The handsets are quite advanced though, but the install size limit is 1.5MB, although you can download a total of 10MB for the whole game, which can be all on the phone at the same time.

iPhone is available on Softbank in Japan, but in small numbers today. While the third native platform highlighted by Closs was WIPI in Korea, but he admitted he hasn't really dealt with it much, since the Korean mobile games market is dominated by local developers and publishers.

Closs pointed out that Java handsets on NTT DoCoMo and Softbank support the JSR 239-style OpenGL ES 1.1 API, with hardware graphics acceleration, so developers making iPhone and N-Gage titles can target these phones too, even though they're Java.

Finally, Closs talked about the commonalities between mobile and console/handheld development. The traditional 'develop for J2ME and port to BREW' development path won't work, nor will just porting the BREW version to iPhone and N-Gage.

"At the minimum you need to do some work to up-res the game slightly," said Closs, who argued that developing for these native mobile platforms is more similar to developing for handheld and console - PS2, PSP and even Xbox Live Arcade and Wii.

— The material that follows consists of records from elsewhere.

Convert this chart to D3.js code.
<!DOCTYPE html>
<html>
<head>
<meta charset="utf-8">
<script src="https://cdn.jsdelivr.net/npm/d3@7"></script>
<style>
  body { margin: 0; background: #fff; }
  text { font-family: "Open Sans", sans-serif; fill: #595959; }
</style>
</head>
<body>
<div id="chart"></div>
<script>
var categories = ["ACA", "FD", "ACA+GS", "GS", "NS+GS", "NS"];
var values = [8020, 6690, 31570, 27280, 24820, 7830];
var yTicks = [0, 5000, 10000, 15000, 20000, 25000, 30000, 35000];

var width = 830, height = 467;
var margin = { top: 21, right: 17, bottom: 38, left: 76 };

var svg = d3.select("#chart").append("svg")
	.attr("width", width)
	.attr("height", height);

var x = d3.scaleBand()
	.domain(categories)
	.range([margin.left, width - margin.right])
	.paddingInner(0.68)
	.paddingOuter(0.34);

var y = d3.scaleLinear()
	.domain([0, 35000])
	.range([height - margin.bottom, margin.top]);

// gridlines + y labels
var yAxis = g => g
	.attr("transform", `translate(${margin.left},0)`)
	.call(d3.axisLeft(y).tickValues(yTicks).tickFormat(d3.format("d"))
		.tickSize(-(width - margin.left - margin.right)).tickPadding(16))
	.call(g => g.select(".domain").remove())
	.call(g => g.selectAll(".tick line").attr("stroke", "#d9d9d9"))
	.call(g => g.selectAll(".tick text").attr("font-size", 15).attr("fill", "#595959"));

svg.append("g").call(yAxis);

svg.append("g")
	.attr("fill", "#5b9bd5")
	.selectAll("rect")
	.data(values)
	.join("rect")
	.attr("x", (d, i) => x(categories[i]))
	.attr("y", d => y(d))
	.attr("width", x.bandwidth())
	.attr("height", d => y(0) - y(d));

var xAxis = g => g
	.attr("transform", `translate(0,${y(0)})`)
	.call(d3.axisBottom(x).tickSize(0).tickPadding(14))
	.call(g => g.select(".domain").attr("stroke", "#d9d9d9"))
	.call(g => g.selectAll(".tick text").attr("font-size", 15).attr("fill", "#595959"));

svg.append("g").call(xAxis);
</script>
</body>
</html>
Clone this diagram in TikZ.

"I'm not talking about porting the game, but getting some re-use of art assets," he stressed. But developers should still keep their polygon counts low - under 1,000 for software rendering.

Next, Closs said that Ideaworks3D thinks native platforms could be "really cool" for massively multiplayer online games, in a way that Java couldn't be. The company has put a demo together to show clients how this might work.

MMO publishers have shied away from this, because it might not be a level playing ground, "but if you're looking at more social world based opportunitie, like Second Life and Sony's Home, that doesn't apply."